Lampedusa non è solo l’estremo lembo dell’Italia e dell’Europa, la cosiddetta porta della penisola e del continente sull’altra sponda del Mediterraneo. E’ anche, come sa chiunque ci abbia messo piede per poche ore, un microcosmo delle contraddizioni feroci della globalizzazione. E’ un posto dove la presenza spettrale dei migranti rinchiusi e stipati nel centro di accoglienza convive, per molti mesi dell’anno, con la presenza spensierata dei turisti in vacanza. Dove l’incombenza quotidiana della morte convive con l’eterno presente dell’industria dello svago. Dove accade – è accaduto, tante volte – che i corpi dei vivi che si immergono nel mare si imbattano con i cadaveri che il mare sospinge verso le spiagge o sbatte sugli scogli. E’ il posto dove i corpi che contano, e che si contano uno per uno perché equivalgono ad altrettanti consumatori di alberghi, bar, creme abbronzanti e spay antizanzara, si muovono contigui a quelli che non contano, e che si contano a grappolo, a decine o a centinaia quando arrivano dal mare vivi o morti, senza singolarità senza nome senza storia. E’ un posto dove noi europei arriviamo con un trolley carico di tutti i nostri (vacillanti) diritti, e loro, i migranti, arrivano senza neanche il diritto a essere sepolti e compianti.
Chiamata ”frontiera d’Europa” dai nostri politici che non sanno di che parlano, Lampedusa è dunque precisamente il posto dove l’idea di frontiera e di confine si vanifica, dissolta dal mare. Obbedendo a un nome più antico della geopolitica, il Mediterraneo – mare di mezzo, e di mediazione – rimescola quello che i confini della politica e della legge pretendono di dividere. Non c’è sovranità statuale che tenga, a Lampedusa. Non c’è legge di Schengen che valga, nel mare di mezzo. Non c’è barriera di cittadinanza possibile, dove il proprio dei diritti si perde nel nostrum del mare. Dove il mare restituisce la contiguità fra la vita e la morte che sta alla radice dell’umano, lì le politiche di distribuzione gerarchica e annichilente dei diritti, cento a noi e zero ai migranti, getta la maschera e si mostra per quello che è: una tanatopolitica basata, né più né meno che ad Auschwitz, sulla pretesa sadica di dividere gli umani in più umani, ”noi”, e meno umani, ”loro”. Nessuna retorica dell’orrore, nessuna morale della vergogna, nessun elogio dell’eroismo dei lampedusani, nessuna proclamazione del lutto nazionale sono credibili se non sono sostenuti da una chiara ed esplicita autodenuncia delle connivenze della politica italiana con questa tanatopolitica che ha tristi e mai del tutto estirpate radici europee. Il Papa, che non legifera, può vergognarsi e appellarsi alla nostra vergogna, a un senso di colpa collettivo, a un collettivo desiderio di espiazione; il governo, il parlamento, la presidenza della Repubblica no. Se si vergognano, com’è auspicabile, hanno il dovere di dimostrarlo con gli atti, in primo luogo disfacendo quello che hanno fatto fin qui. L’immediata cancellazione della Legge Bossi-Fini e del reato di immigrazione clandestina sono la premessa necessaria, urgente e improrogabile di qualunque discorso sulla politica dell’immigrazione, dell’accoglienza e dell’asilo politico.
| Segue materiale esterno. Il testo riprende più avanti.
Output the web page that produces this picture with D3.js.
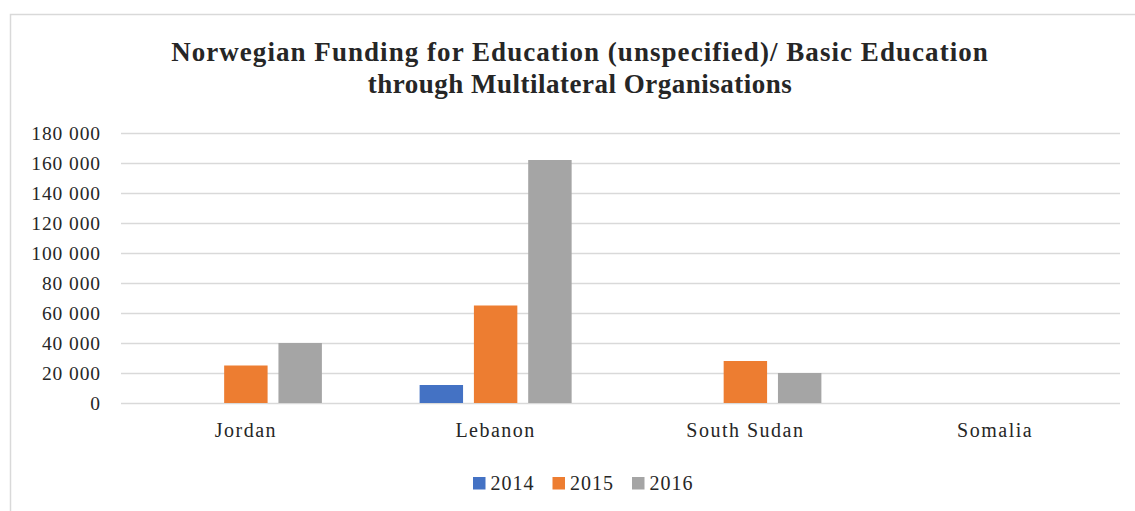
<!DOCTYPE html>
<html>
<head>
<meta charset="utf-8">
<script src="https://cdn.jsdelivr.net/npm/d3@7"></script>
<style>
  html, body { margin: 0; padding: 0; background: #fff; }
  svg { display: block; }
  text { font-family: "Liberation Serif", "DejaVu Serif", serif; fill: #262626; }
</style>
</head>
<body>
<svg id="chart" width="1135" height="511"></svg>
<script>
const titleLines = [
  "Norwegian Funding for Education (unspecified)/ Basic Education",
  "through Multilateral Organisations"
];
const categories = ["Jordan", "Lebanon", "South Sudan", "Somalia"];
const years = ["2014", "2015", "2016"];
const values2014 = [0, 12000, 0, 0];
const values2015 = [25000, 65000, 28000, 0];
const values2016 = [40000, 162000, 20000, 0];
const yTicks = [0, 20000, 40000, 60000, 80000, 100000, 120000, 140000, 160000, 180000];
const colors = ["#4472C4", "#ED7D31", "#A5A5A5"];

const seriesValues = [values2014, values2015, values2016];
const rows = categories.map((c, i) => ({
  category: c,
  values: years.map((y, k) => ({ year: y, value: seriesValues[k][i], color: colors[k] }))
}));

const svg = d3.select("#chart");

// chart frame
svg.append("rect")
  .attr("x", 10.5).attr("y", 14.5)
  .attr("width", 1140).attr("height", 520)
  .attr("fill", "#fff")
  .attr("stroke", "#D9D9D9").attr("stroke-width", 1.5);

const plot = { left: 121, right: 1120, top: 133, bottom: 403 };

const x = d3.scaleBand().domain(categories).range([plot.left, plot.right]).paddingInner(0).paddingOuter(0);
const xInner = d3.scaleBand().domain(years).range([0, x.bandwidth()]).paddingInner(0.2).paddingOuter(0.9);
const y = d3.scaleLinear().domain([0, 180000]).range([plot.bottom, plot.top]);

// title, two centred lines
svg.append("g").selectAll("text").data(titleLines).join("text")
  .attr("x", 580).attr("y", (d, i) => 61 + i * 32)
  .attr("text-anchor", "middle")
  .style("font-weight", "bold").style("font-size", "27px")
  .style("letter-spacing", (d, i) => i === 0 ? "1.05px" : "0.5px")
  .text(d => d);

// gridlines and y tick labels
const fmt = v => d3.format(",")(v).replace(/,/g, " ");
const yAxis = d3.axisLeft(y).tickValues(yTicks).tickSize(-(plot.right - plot.left)).tickFormat(fmt).tickPadding(20);
const gy = svg.append("g").attr("transform", `translate(${plot.left},0)`).call(yAxis);
gy.select(".domain").remove();
gy.selectAll(".tick line").attr("stroke", "#D9D9D9").attr("stroke-width", 1.5);
gy.selectAll(".tick text").style("font-size", "19.5px").style("letter-spacing", "0.9px").attr("fill", "#262626");

// bars
const groups = svg.append("g").selectAll("g").data(rows).join("g")
  .attr("transform", d => `translate(${x(d.category)},0)`);
groups.selectAll("rect").data(d => d.values.filter(v => v.value > 0)).join("rect")
  .attr("x", d => xInner(d.year))
  .attr("width", xInner.bandwidth())
  .attr("y", d => y(d.value))
  .attr("height", d => y(0) - y(d.value))
  .attr("fill", d => d.color);

// category labels
const xAxis = d3.axisBottom(x).tickSize(0).tickPadding(20);
const gx = svg.append("g").attr("transform", `translate(0,${plot.bottom})`).call(xAxis);
gx.select(".domain").remove();
gx.selectAll(".tick text").style("font-size", "20px").style("letter-spacing", "1.5px").attr("fill", "#262626");

// legend
const legend = svg.append("g").attr("transform", "translate(473,477)");
const item = legend.selectAll("g").data(years).join("g")
  .attr("transform", (d, i) => `translate(${i * 79.5},0)`);
item.append("rect").attr("width", 12.5).attr("height", 12.5).attr("fill", (d, i) => colors[i]);
item.append("text").attr("x", 17.5).attr("y", 12.5).style("font-size", "20px").style("letter-spacing", "1px").text(d => d);
</script>
</body>
</html>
La piega che il discorso pubblico sta prendendo sui fatti di Lampedusa è invece tutta un’altra, e non solo a destra. Il ministro dell’interno, di fronte ai cadaveri allineati, sordo alle parole inequivoche della sindaca di Lampedusa e del governatore della Sicilia, dice e ripete che il problema non è la Bossi-Fini, che con ogni evidenza non intende toccare, ma il coinvolgimento dell’Europa ”nella condivisione della tragedia”. Ci si rivolge dunque all’Europa in una prospettiva doppiamente sbagliata: invocando a scopi meramente repressivi un di più di quella sovranità che le migrazioni sfidano, come se per superare la crisi dello stato sovrano bastasse allargarne i confini dalle singole nazioni alla Ue; e invocando la logica della riduzione del danno di fronte a un fenomeno che non è un danno e non è riducibile. Alla Ue bisogna imporre viceversa lo sfondamento dell’Europa-fortezza, la cancellazione delle leggi che consentono la libera circolazione delle merci ma impediscono quella degli esseri umani, la promozione di politiche dell’asilo nei confronti di masse di rifugiati che provengono da quegli stessi paesi in cui l’Europa fomenta le guerre, l’apertura di corridoi umanitari. E una completa rotazione del discorso sulle migrazioni, che finalmente le guardi come una risorsa necessaria per un continente altrimenti destinato a un inarrestabile declino demografico, e non come un danno da limitare o una tragedia da reprimere.